WRITTEN PROBLEM
Omit pictures and quote the listing below line by line, from its start through the line that holds "import plotly.graph_objects as go".

:::::

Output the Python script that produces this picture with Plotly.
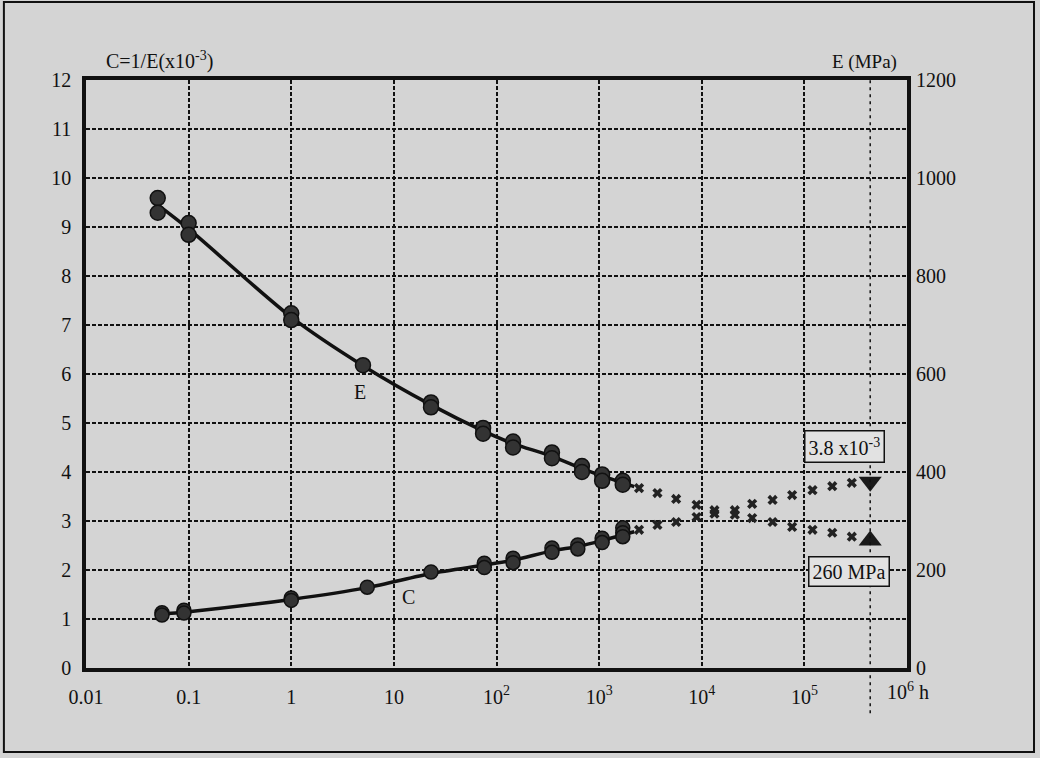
import math
import plotly.graph_objects as go

# ---------------- data ----------------
# Modulus E (MPa) measured points
E_hours = [0.05, 0.05, 0.1, 0.1, 1, 1, 5, 23, 23, 74, 74, 145, 145, 347, 347, 680, 680, 1070, 1070, 1700, 1700]
E_mpa = [959, 929, 908, 884, 724, 710, 618, 542, 532, 490, 478, 462, 450, 440, 428, 412, 400, 395, 382, 382, 374]
# Compliance C = 1/E (x10^-3) measured points
C_hours = [0.055, 0.055, 0.09, 0.09, 1, 1, 5.5, 23, 76, 76, 145, 145, 347, 347, 620, 620, 1070, 1070, 1700, 1700, 1700]
C_vals = [1.13, 1.08, 1.18, 1.12, 1.43, 1.38, 1.65, 1.96, 2.14, 2.05, 2.24, 2.15, 2.45, 2.36, 2.51, 2.43, 2.65, 2.56, 2.86, 2.76, 2.68]
# Fitted (solid) curves
E_fit_hours = [0.05, 0.1, 1, 5, 23, 74, 145, 347, 680, 1070, 2200]
E_fit = [945, 896, 716, 617, 537, 484, 458, 432, 407, 392, 370]
C_fit_hours = [0.05, 0.1, 1, 5.5, 23, 76, 145, 347, 620, 1070, 2200]
C_fit = [1.10, 1.15, 1.40, 1.64, 1.93, 2.10, 2.20, 2.39, 2.48, 2.60, 2.78]
# Extrapolated (dotted) parts
ext_hours = [2450, 3700, 5630, 8900, 13300, 21000, 31000, 49000, 76000, 120000, 187000, 290000]
E_ext = [367, 357, 345, 333, 322, 313, 306, 298, 288, 282, 276, 268]
C_ext = [2.82, 2.92, 2.98, 3.08, 3.15, 3.22, 3.35, 3.43, 3.53, 3.63, 3.71, 3.78]
# 50-year end values
design_hours = 438000
C_end = 3.8
E_end = 260

x_tickvals = [0.01, 0.1, 1, 10, 100, 1000, 10000, 100000]
x_ticktext = ["0.01", "0.1", "1", "10", "10<sup>2</sup>", "10<sup>3</sup>", "10<sup>4</sup>", "10<sup>5</sup>"]
left_ticks = list(range(0, 13))
right_ticks = [0, 200, 400, 600, 800, 1000, 1200]

FONT = "Liberation Serif"
INK = "#111111"
BG = "#d4d4d4"

fig = go.Figure()

# fitted lines
fig.add_trace(go.Scatter(x=E_fit_hours, y=E_fit, yaxis="y2", mode="lines",
                         line=dict(color=INK, width=3.5, shape="spline", smoothing=0.8), showlegend=False))
fig.add_trace(go.Scatter(x=C_fit_hours, y=C_fit, mode="lines",
                         line=dict(color=INK, width=3.5, shape="spline", smoothing=0.8), showlegend=False))
# measured points
fig.add_trace(go.Scatter(x=E_hours, y=E_mpa, yaxis="y2", mode="markers",
                         marker=dict(symbol="circle", size=15, color="#333333",
                                     line=dict(color=INK, width=1.5)), showlegend=False))
fig.add_trace(go.Scatter(x=C_hours, y=C_vals, mode="markers",
                         marker=dict(symbol="circle", size=14, color="#333333",
                                     line=dict(color=INK, width=1.5)), showlegend=False))
# extrapolation marks
fig.add_trace(go.Scatter(x=ext_hours, y=E_ext, yaxis="y2", mode="markers",
                         marker=dict(symbol="x", size=9, color="#222222"), showlegend=False))
fig.add_trace(go.Scatter(x=ext_hours, y=C_ext, mode="markers",
                         marker=dict(symbol="x", size=9, color="#222222"), showlegend=False))
# end triangles
fig.add_trace(go.Scatter(x=[design_hours], y=[C_end], mode="markers",
                         marker=dict(symbol="triangle-down", size=20, color="#1a1a1a"), showlegend=False))
fig.add_trace(go.Scatter(x=[design_hours], y=[E_end], yaxis="y2", mode="markers",
                         marker=dict(symbol="triangle-up", size=20, color="#1a1a1a"), showlegend=False))

grid = dict(showgrid=True, gridcolor=INK, gridwidth=1.6, griddash="4px,2px")

fig.update_layout(
    width=1040, height=758,
    margin=dict(l=86, r=133, t=80, b=90),
    paper_bgcolor=BG, plot_bgcolor=BG,
    font=dict(family=FONT, color=INK, size=20),
    xaxis=dict(type="log", range=[-2, 6], tickvals=x_tickvals, ticktext=x_ticktext,
               showline=True, linecolor=INK, linewidth=3.5, mirror=True,
               ticks="", ticklabelstandoff=8, zeroline=False, **grid),
    yaxis=dict(range=[0, 12], tickvals=left_ticks, showline=True, linecolor=INK,
               linewidth=3.5, mirror=True, ticks="", ticklabelstandoff=7,
               zeroline=False, **grid),
    yaxis2=dict(range=[0, 1200], tickvals=right_ticks, overlaying="y", side="right",
                showgrid=False, ticks="", ticklabelstandoff=8, zeroline=False),
)

# vertical dashed 50-year line
fig.add_shape(type="line", xref="x", yref="paper", x0=design_hours, x1=design_hours,
              y0=-0.077, y1=1.0, line=dict(color=INK, width=1.5, dash="3px,4px"))
# outer frame
fig.add_shape(type="rect", xref="paper", yref="paper", x0=-0.1, x1=1.1547,
              y0=-0.1429, y1=1.1327, line=dict(color=INK, width=2))

fig.add_annotation(xref="paper", yref="paper", x=0.09, y=1.008, xanchor="center", yanchor="bottom",
                   text="C=1/E(x10<sup>-3</sup>)", showarrow=False, font=dict(size=20))
fig.add_annotation(xref="paper", yref="paper", x=0.948, y=1.008, xanchor="center", yanchor="bottom",
                   text="E (MPa)", showarrow=False, font=dict(size=19))
fig.add_annotation(xref="x", yref="paper", x=6, y=-0.015, xshift=-22, xanchor="left",
                   yanchor="top", text="10<sup>6</sup> h", showarrow=False, font=dict(size=20))
fig.add_annotation(xref="x", yref="y", x=math.log10(4.67), y=5.63, text="E", showarrow=False,
                   font=dict(size=20))
fig.add_annotation(xref="x", yref="y", x=math.log10(14), y=1.45, text="C", showarrow=False,
                   font=dict(size=20))
fig.add_annotation(xref="x", yref="y", x=math.log10(246000), y=4.53, text="3.8 x10<sup>-3</sup>",
                   showarrow=False, font=dict(size=20), bgcolor="#e2e2e2",
                   bordercolor=INK, borderwidth=1.5, borderpad=3)
fig.add_annotation(xref="x", yref="y", x=math.log10(275000), y=1.96, text="260 MPa",
                   showarrow=False, font=dict(size=20), bgcolor="#e2e2e2",
                   bordercolor=INK, borderwidth=1.5, borderpad=3)

fig.write_html("out.html")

:::::

SOLUTION BELOW
Output the Python script that produces this picture with Plotly.
import math
import plotly.graph_objects as go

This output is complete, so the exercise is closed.